On Friday, acknowledging research by the International Council on Clean Transportation, the EPA and the California Air Resources Board said VW’s diesel fleet used secret software to bypass onboard pollution control equipment, except when a vehicle was actually undergoing emission tests.
“Industry analysts say the company was likely trying to reduce costs and improve performance to match its marketing,” Krisher and Jordans write. “VW got away with this scheme for seven years, and according to the EPA, didn’t come clean even when repeatedly confronted with evidence of excessive pollution.”

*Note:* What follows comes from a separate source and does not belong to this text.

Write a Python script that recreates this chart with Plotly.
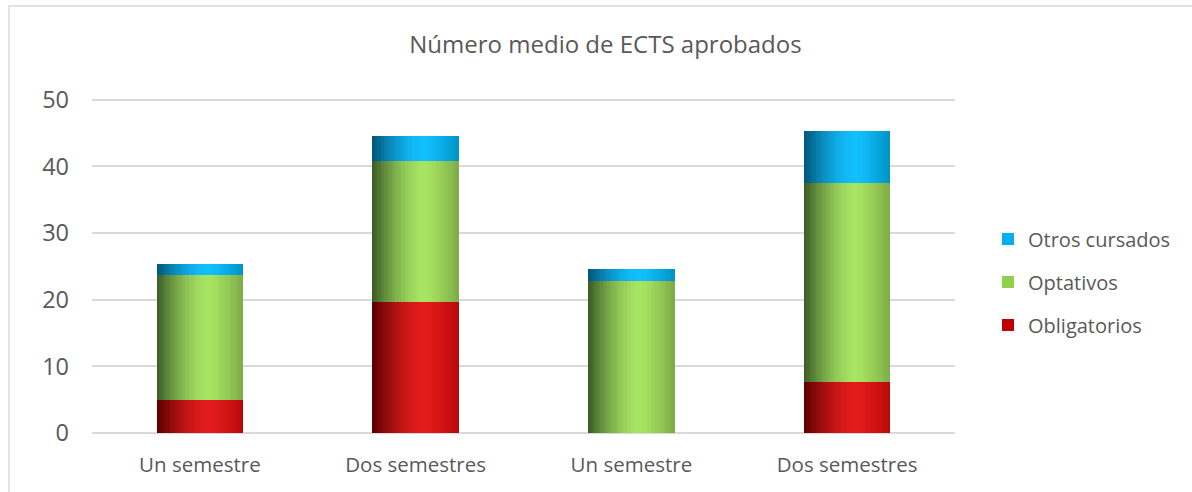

On Monday, AP said VW had recalled 500,000 vehicles. Then VW “stunned investors Tuesday by admitting that the problem was much bigger than that: internal investigations had found significant discrepancies in 11 million vehicles worldwide,” CNN Money reports.
“The story reads like the most paranoid anti-corporate fantasy, until you get to the line where the firm admits what it did, and then discover that Honda and Ford got caught years ago doing the same thing in a less sophisticated way,” writes Mark Kleiman, a professor of public policy at NYU/Marron. “There’s even a term of art for such tricks: they’re called ‘defeat devices’ because they’re designed to defeat emissions testing.”
The software was installed deliberately, and the scope of the deception was mind-boggling, Kleiman adds. “This wasn’t one rogue engineer or engineering group at work. People up and down the chain had to be party to the crime. And note that the conspiracy held together for six years, and was finally broken not by an internal leak but by the work of outside scientists at West Virginia University. Wasn’t there a single decent human being around when this was being planned and carried out?”
The auto blog Jalopnik questions whether “Dieselgate” will mean the end of VW, since there’s no “obvious good fix” for the company’s diesel vehicles.
“It’s clear that, since they cheated, Volkswagen has a mode within the electronics of the vehicle that’ll make the engines in roughly 500,000 cars they sold run cleaner. It seems likely this fix will make the cars slower and less efficient,” writes analyst Matt Hardigee.
“That’s a fix that’ll make regulators happy, but it’s going to be pretty terrible for customers. The resale values of the vehicle could plummet. Volkswagen is going to face lawsuits. People will no longer trust Volkswagen and, in many cases, these are Volkswagen’s best customers.”